Eramuslim.com – Dari deretan mantan Panglima TNI, nama Gatot Nurmantyo mungkin yang paling menonjol saat ini. Publik tentu ingat bagaimana Gatot hadir di Monas, Jakarta lengkap dengan peci putihnya untuk memberikan dukungan terhadap gerakan 212.
Sejak saat itu, nama Gatot Nurmantyo digadang oleh Relawan Selendang Putih Nusantara sebagai kandidat di Pilpres 2019. Meskipun gagal terpilih sebagai kandidat, popularitas sang jenderal jelas telah terpupuk tinggi.

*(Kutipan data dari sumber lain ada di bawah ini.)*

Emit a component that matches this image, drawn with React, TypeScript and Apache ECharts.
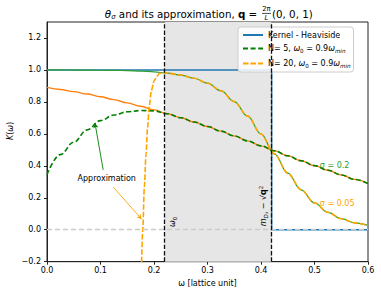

Di tengah deklarasi Koalisi Aksi Menyelamatkan Indonesia (KAMI) yang disebut-sebut mendapatkan sejumlah represi, nama Gatot kerap kali muncul di kaca-kaca media. Selaku sosok yang merupakan garda terdepan dalam gerakan tersebut, nama sang jenderal sekiranya wajar untuk dimunculkan sebagai headline pemberitaan. Praktis, itu menjadi semacam endorse gratis yang menguntungkan.
Menariknya, terdapat semacam narasi tandingan yang bersifat sistematis untuk menolak gerakan dan menyudutkan nama KAMI dan Gatot. Pada 19 Agustus lalu, misalnya, peletakan batu pertama narasi tandingan tersebut terlihat dengan dideklarasikannya Kerapatan Indonesia Tanah Air (KITA) oleh relawan Jokowi-Ma’ruf Amin.
Kendati deklarator KITA menolak disebut sebagai tandingan KAMI, publik tentu dapat membaca bahwa dengan dipilihnya akronim KITA, itu memiliki makna yang lebih bersifat inklusif daripada akronim KAMI yang terdengar eksklusif.
Setelah deklarasi KITA, berbagai bentuk penolakan deklarasi KAMI, baik lisan maupun tindakan seperti demonstrasi kemudian tampak terlihat. Terbaru, pada demonstrasi penolakan deklarasi KAMI di Surabaya baru-baru ini, Gatot bahkan dengan tegas menyebutnya sebagai massa bayaran.